Any help is appreciated, thank you.
Re: Number conver e.g 1.5k (k being thousand) to 1500
For regex, use the preg_match()
And a pattern like this might work:
Code:
/^[0-9][0-9\.,]*(k|b|m)?$/i
That is the first character should be a digit. Then followed by digits or dots or commas, for zero or more times. Then followed by "k" or "b" or "m" or nothing.
Am not good in regex.

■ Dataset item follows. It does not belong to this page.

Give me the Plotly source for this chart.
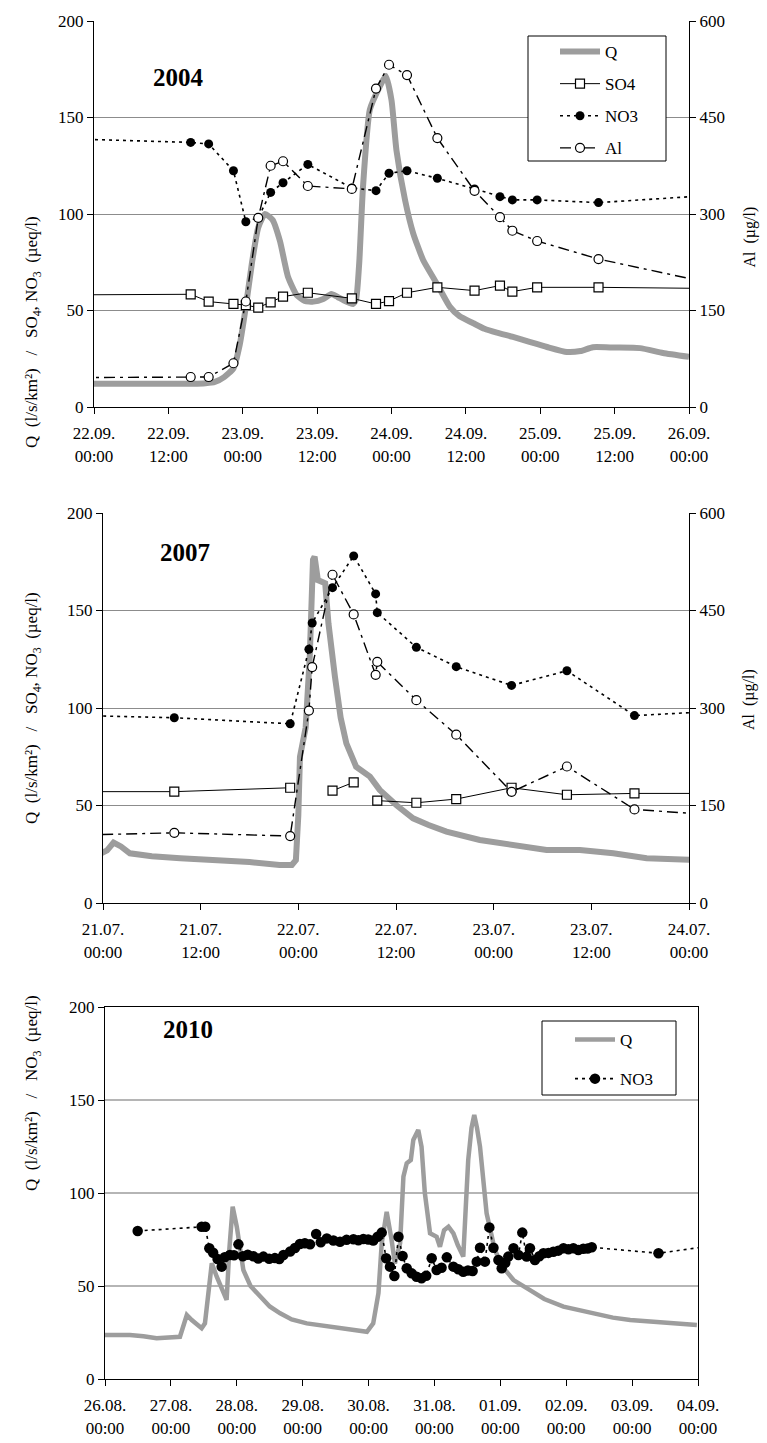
import pandas as pd
import plotly.graph_objects as go

W, H = 767, 1443
FONT = "Liberation Serif, Times New Roman, serif"

# ---------------- 2004 event (hours after 22.09.2004 00:00) ----------------
t04 = [-10, 15.6, 18.5, 22.5, 24.5, 26.5, 28.5, 30.5, 34.5, 41.6, 45.5, 47.6,
       50.5, 55.4, 61.4, 65.5, 67.5, 71.5, 81.4, 106]
so4_04 = [58.0, 58.4, 54.6, 53.4, 52.8, 51.5, 54.2, 57.2, 59.2, 56.3, 53.4, 54.9,
          59.2, 62.0, 60.3, 62.9, 59.8, 62.0, 62.0, 61.2]
no3_04 = [139.5, 137.1, 136.3, 122.4, 96.0, 98.0, 111.2, 116.2, 125.7, 113.5, 112.1, 121.1,
          122.4, 118.5, 113.0, 109.0, 107.3, 107.3, 105.9, 111.0]
al_04 = [45.5, 46.6, 46.6, 68, 164, 294, 375, 382, 343.5, 339, 495, 532,
         516, 418, 336, 295, 274, 258, 230, 179]
q04_t = [0, 6, 12, 16, 18, 19.5, 21, 22.5, 23.5, 24.5, 25.5, 26.5, 27.6, 28.8, 30,
         31.3, 32.7, 34, 35.4, 37, 38.3, 39.3, 40.2, 41.8, 42.3, 42.8, 43.4, 44.5,
         46.1, 47.1, 48, 48.8, 50.2, 51.5, 53.1, 55.3, 57.4, 59, 61.2, 63, 65, 67.6,
         70, 73.1, 76.3, 78.5, 80.5, 84, 88.1, 91.8, 96]
q04_v = [12, 12, 12, 12, 12.3, 13, 15.5, 20, 32, 52, 75, 93, 100, 97, 86,
         67.5, 58, 55, 54.6, 56, 58.5, 57, 55.4, 53.4, 56, 75, 114, 154,
         166, 171.5, 159, 133, 107, 90, 76.2, 64, 52, 47, 43.4, 40.5, 38.5, 36.3,
         34, 31.1, 28.5, 29, 31, 30.8, 30.5, 28, 26]

# ---------------- 2007 event (hours after 21.07.2007 00:00) ----------------
t07 = [-6, 8.76, 23.0, 25.3, 25.7, 28.2, 30.8, 33.5, 33.7, 38.5, 43.4, 50.2, 57.0, 65.3, 80]
so4_07 = [57.1, 57.1, 59.1, None, None, 57.6, 61.9, None, 52.5, 51.4, 53.3, 59.1, 55.5, 56.2, 56.2]
no3_07 = [96.5, 95.0, 91.9, 130.1, 143.6, 161.7, 178.0, 158.5, 148.9, 131.1, 121.2, 111.6, 119.1, 96.1, 99.4]
al_07 = [103.5, 108, 103, 296, 363, 505, 444, 351, 371, 312, 259, 171, 210, 144, 131]
q07_t = [-0.5, 0.5, 1.3, 2.2, 3.3, 6, 9.5, 12, 15.6, 18, 21.7, 23.2, 23.7, 24.0, 24.2,
         24.9, 25.4, 25.8, 26.0, 26.4, 27.3, 27.7, 28.5, 29.2, 29.9, 31.1, 32.8, 34,
         36.1, 38.1, 40, 42.2, 46.3, 50.4, 54.5, 58.6, 62.7, 66.8, 72.5]
q07_v = [25, 27, 31, 29, 25.5, 24, 22.9, 22.5, 21.7, 21, 19.5, 19.5, 22, 45, 75,
         90, 126, 176, 177.6, 165.6, 164, 143.4, 116, 95, 81.9, 69.9, 64.8, 58,
         50, 43.4, 40, 36.6, 32.3, 29.7, 27.2, 27.2, 25.5, 22.9, 22.1]

# ---------------- 2010 event (hours after 26.08.2010 00:00) ----------------
no3_10_t = [11.9, 35.2, 36.5, 38.0, 39.4, 41.0, 42.5, 43.6, 45.5, 47.0, 48.6, 50.2, 52.0,
            54.0, 55.8, 57.7, 59.8, 61.9, 63.5, 65.0, 67.4, 69.2, 71.0, 72.8, 74.7, 76.9,
            78.6, 80.8, 83.2, 85.6, 88.0, 90.5, 92.3, 94.1, 95.9, 97.7, 99.3, 100.8, 102.4,
            103.8, 105.4, 106.9, 108.4, 109.9, 111.7, 113.5, 115.3, 117.0, 119.0, 120.8,
            122.6, 124.5, 126.9, 128.7, 130.5, 132.2, 133.9, 135.4, 136.6, 138.4, 140.0,
            141.5, 143.3, 144.5, 145.8, 146.9, 148.8, 150.6, 152.0, 153.6, 154.8, 156.6,
            158.2, 159.7, 161.5, 163.3, 165.1, 167.0, 168.8, 170.6, 172.4, 174.2, 175.8,
            177.3, 201.6, 228]
no3_10_v = [79.6, 81.9, 81.9, 70.3, 67.9, 64.5, 60.4, 65.5, 66.7, 66.5, 72.4, 66.0, 66.8,
            66.0, 64.8, 65.8, 64.6, 65.0, 64.5, 66.7, 68.5, 70.4, 72.6, 73.0, 72.4, 78.0,
            73.5, 75.6, 74.5, 73.8, 74.8, 75.1, 74.6, 75.3, 75.0, 74.4, 76.5, 78.7, 64.9,
            60.4, 55.4, 76.5, 66.1, 59.5, 56.8, 55.0, 54.1, 55.5, 64.9, 58.6,
            59.8, 65.4, 60.4, 59.0, 57.7, 58.3, 58.1, 63.1, 70.6, 63.1, 81.5,
            70.6, 64.0, 59.5, 62.5, 65.8, 70.3, 66.7, 78.7, 65.8, 70.3, 64.0,
            66.0, 67.6, 67.8, 68.4, 69.0, 70.3, 69.8, 70.3, 69.4, 70.0, 70.2,
            70.8, 67.6, 73.0]
q10_t = [0, 9.1, 14, 18.8, 27.3, 29.8, 31.6, 33.5, 35.2, 36.4, 37.5, 38.9, 40.7, 42.5,
         44.3, 45.3, 46.5, 48, 50.4, 53, 56.5, 60, 63.8, 68, 73.5, 80, 88.1, 95.4, 97.7,
         99.6, 100.8, 102.6, 104.4, 105.6, 107.5, 108.7, 109.9, 111.4, 112.3, 113.5,
         114.1, 115.3, 116.5, 118.4, 120.8, 122, 123.5, 125.1, 126.9, 128.5, 130.5,
         131.5, 132.3, 133.5, 134.5, 135.5, 136.6, 139, 142, 145, 148.8, 154.8, 160,
         167, 173, 179.1, 185, 191.3, 197, 203.4, 209, 215.6]
q10_v = [23.7, 23.7, 23, 21.9, 22.7, 34.4, 31.7, 29, 27.3, 29.9, 45, 62.2, 55, 48,
         42.5, 70, 92.6, 81.9, 58.6, 50, 44.2, 39, 35.3, 32, 29.9, 28.5, 27.3, 25.4, 29.9,
         46.1, 73, 89.9, 74.7, 62.2, 73, 108.8, 116, 117.7, 128.5, 132,
         133.9, 124.9, 100, 78.3, 76.5, 71.1, 80, 81.9, 78.3, 72, 65.8,
         95, 117.7, 135, 141.9, 135, 124.9, 89.1, 69.4, 60, 53.2, 47.8, 43,
         38.9, 37, 35.3, 33, 31.7, 31, 29.9, 29.3, 29]

years = ["2004", "2007", "2010"]
starts = ["2004-09-22", "2007-07-21", "2010-08-26"]
spans_h = [96, 72, 216]
tick_step_h = [12, 12, 24]

NB = "\u00a0"
y_title_full = ("Q" + NB * 2 + "(l/s/km²)" + NB * 3 + "/" + NB * 3 +
                "SO<sub>4</sub>, NO<sub>3</sub>" + NB * 2 + "(µeq/l)")
y_title_no3 = ("Q" + NB * 2 + "(l/s/km²)" + NB * 3 + "/" + NB * 3 +
               "NO<sub>3</sub>" + NB * 2 + "(µeq/l)")
al_title = "Al" + NB * 2 + "(µg/l)"

# plot-area boxes in pixels: (left, top, right, bottom)
boxes = [(94, 21, 689, 407), (103, 513, 689, 903), (105, 1007, 698, 1379)]


def px_x(v):
    return v / W


def px_y(v):
    return 1 - v / H


def to_time(start, hours):
    base = pd.Timestamp(start)
    return [base + pd.Timedelta(hours=h) for h in hours]


Q_COLOR = "#9d9d9d"
SO4_MARK = dict(symbol="square", size=9, color="white", line=dict(color="black", width=1.2))
NO3_MARK = dict(symbol="circle", size=9, color="black")
AL_MARK = dict(symbol="circle", size=9, color="white", line=dict(color="black", width=1.2))
NO3_LINE = dict(color="black", width=1.6, dash="3px,4px")
AL_LINE = dict(color="black", width=1.4, dash="11px,5px,3px,5px")

fig = go.Figure()

# ---- panel 1: 2004 ----
fig.add_trace(go.Scatter(x=to_time(starts[0], q04_t), y=q04_v, mode="lines", name="Q",
                         line=dict(color=Q_COLOR, width=6, shape="spline", smoothing=0.5),
                         xaxis="x", yaxis="y", legendgroup="q", legend="legend"))
fig.add_trace(go.Scatter(x=to_time(starts[0], t04), y=so4_04, mode="lines+markers", name="SO4",
                         line=dict(color="black", width=1), marker=SO4_MARK,
                         xaxis="x", yaxis="y", legendgroup="so4", legend="legend"))
fig.add_trace(go.Scatter(x=to_time(starts[0], t04), y=no3_04, mode="lines+markers", name="NO3",
                         line=NO3_LINE, marker=NO3_MARK,
                         xaxis="x", yaxis="y", legendgroup="no3", legend="legend"))
fig.add_trace(go.Scatter(x=to_time(starts[0], t04), y=al_04, mode="lines+markers", name="Al",
                         line=AL_LINE, marker=AL_MARK,
                         xaxis="x", yaxis="y2", legendgroup="al", legend="legend"))

# ---- panel 2: 2007 ----
fig.add_trace(go.Scatter(x=to_time(starts[1], q07_t), y=q07_v, mode="lines", name="Q",
                         line=dict(color=Q_COLOR, width=6),
                         xaxis="x2", yaxis="y3", showlegend=False))
fig.add_trace(go.Scatter(x=to_time(starts[1], t07), y=so4_07, mode="lines+markers", name="SO4",
                         line=dict(color="black", width=1), marker=SO4_MARK, connectgaps=False,
                         xaxis="x2", yaxis="y3", showlegend=False))
fig.add_trace(go.Scatter(x=to_time(starts[1], t07), y=no3_07, mode="lines+markers", name="NO3",
                         line=NO3_LINE, marker=NO3_MARK,
                         xaxis="x2", yaxis="y3", showlegend=False))
fig.add_trace(go.Scatter(x=to_time(starts[1], t07), y=al_07, mode="lines+markers", name="Al",
                         line=AL_LINE, marker=AL_MARK,
                         xaxis="x2", yaxis="y4", showlegend=False))

# ---- panel 3: 2010 ----
fig.add_trace(go.Scatter(x=to_time(starts[2], q10_t), y=q10_v, mode="lines", name="Q",
                         line=dict(color=Q_COLOR, width=4.5),
                         xaxis="x3", yaxis="y5", legendgroup="q10", legend="legend2"))
fig.add_trace(go.Scatter(x=to_time(starts[2], no3_10_t), y=no3_10_v, mode="lines+markers", name="NO3",
                         line=dict(color="black", width=1.6, dash="3px,4px"),
                         marker=dict(symbol="circle", size=10.5, color="black"),
                         xaxis="x3", yaxis="y5", legendgroup="no310", legend="legend2"))

tickfont = dict(family=FONT, size=17, color="black")
common_x = dict(type="date", tickformat="%d.%m.<br>%H:%M", ticks="outside", ticklen=6,
                tickcolor="black", showline=True, linecolor="black", linewidth=1,
                showgrid=False, zeroline=False, tickfont=tickfont, automargin=False,
                ticklabelstandoff=5)
common_y = dict(range=[0, 200], dtick=50, ticks="outside", ticklen=6, tickcolor="black",
                showline=True, linecolor="black", linewidth=1, zeroline=False,
                tickfont=tickfont, automargin=False)
common_y2 = dict(range=[0, 600], dtick=150, side="right", ticks="outside", ticklen=6,
                 tickcolor="black", showline=True, linecolor="black", linewidth=1,
                 showgrid=False, zeroline=False, tickfont=tickfont, automargin=False)

layout = {}
x_names = ["xaxis", "xaxis2", "xaxis3"]
y_names = ["yaxis", "yaxis3", "yaxis5"]
y_refs = ["y", "y3", "y5"]
x_refs = ["x", "x2", "x3"]
for i in range(3):
    l, t, r, b = boxes[i]
    start = pd.Timestamp(starts[i])
    end = start + pd.Timedelta(hours=spans_h[i])
    xa = dict(common_x, domain=[px_x(l), px_x(r)], anchor=y_refs[i],
              range=[start, end], tick0=start, dtick=tick_step_h[i] * 3600 * 1000)
    ya = dict(common_y, domain=[px_y(b), px_y(t)], anchor=x_refs[i],
              gridcolor="#8c8c8c" if i < 2 else "#b5b5b5", gridwidth=1 if i < 2 else 1.5)
    if i == 2:
        xa["mirror"] = True
        ya["mirror"] = True
    layout[x_names[i]] = xa
    layout[y_names[i]] = ya

layout["yaxis2"] = dict(common_y2, overlaying="y", anchor="x")
layout["yaxis4"] = dict(common_y2, overlaying="y3", anchor="x2")

fig.update_layout(**layout)

annotations = []
# year labels
for (xc, yc), yr in zip([(151, 62), (158, 552), (161, 1045)], years):
    annotations.append(dict(x=px_x(xc), y=px_y(yc), xref="paper", yref="paper",
                            text="<b>%s</b>" % yr, showarrow=False,
                            font=dict(family=FONT, size=25, color="black")))
# axis titles
for yc, txt in [(214, y_title_full), (708, y_title_full), (1193, y_title_no3)]:
    annotations.append(dict(x=px_x(20), y=px_y(yc), xref="paper", yref="paper", text=txt,
                            textangle=-90, showarrow=False,
                            font=dict(family=FONT, size=17, color="black")))
for yc in [205, 700]:
    annotations.append(dict(x=px_x(760), y=px_y(yc), xref="paper", yref="paper", text=al_title,
                            textangle=-90, showarrow=False,
                            font=dict(family=FONT, size=16, color="black")))

shapes = []
for (x0, y0, x1, y1) in [(528, 36, 666, 161), (542, 1021, 676, 1095)]:
    shapes.append(dict(type="rect", xref="paper", yref="paper", layer="above",
                       x0=px_x(x0), x1=px_x(x1), y0=px_y(y1), y1=px_y(y0),
                       fillcolor="white", line=dict(color="black", width=1)))

legend_font = dict(family=FONT, size=17, color="black")
fig.update_layout(
    width=W, height=H, margin=dict(l=0, r=0, t=0, b=0, autoexpand=False),
    paper_bgcolor="white", plot_bgcolor="white",
    annotations=annotations, shapes=shapes,
    legend=dict(x=px_x(555), y=px_y(34), xanchor="left", yanchor="top",
                bgcolor="rgba(0,0,0,0)", borderwidth=0, font=legend_font,
                traceorder="grouped", tracegroupgap=7, itemwidth=40),
    legend2=dict(x=px_x(570), y=px_y(1022), xanchor="left", yanchor="top",
                 bgcolor="rgba(0,0,0,0)", borderwidth=0, font=legend_font,
                 traceorder="grouped", tracegroupgap=14, itemwidth=40),
)

fig.write_html(
    "out.html",
    post_script="document.body.style.margin='0';document.body.style.padding='0';"
                "document.documentElement.style.overflow='hidden';",
)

Maybe you'll get a better pattern than this. :)
Example:
PHP Code:
$num = "100,1230.0m";
$pattern = "/^[0-9][0-9\.,]*(k|b|m)?$/i";
if (preg_match($pattern, $num)) {
echo "Correct form";
} else {
echo "Incorrect form";
}
Hope it helps :wave:
Re: Number conver e.g 1.5k (k being thousand) to 1500
Thank you very much akhileshbc very helpful and I really appreciate it :)
I'm not too good at regex myself so its good to see how to do similar stuff in regex so I know for the future.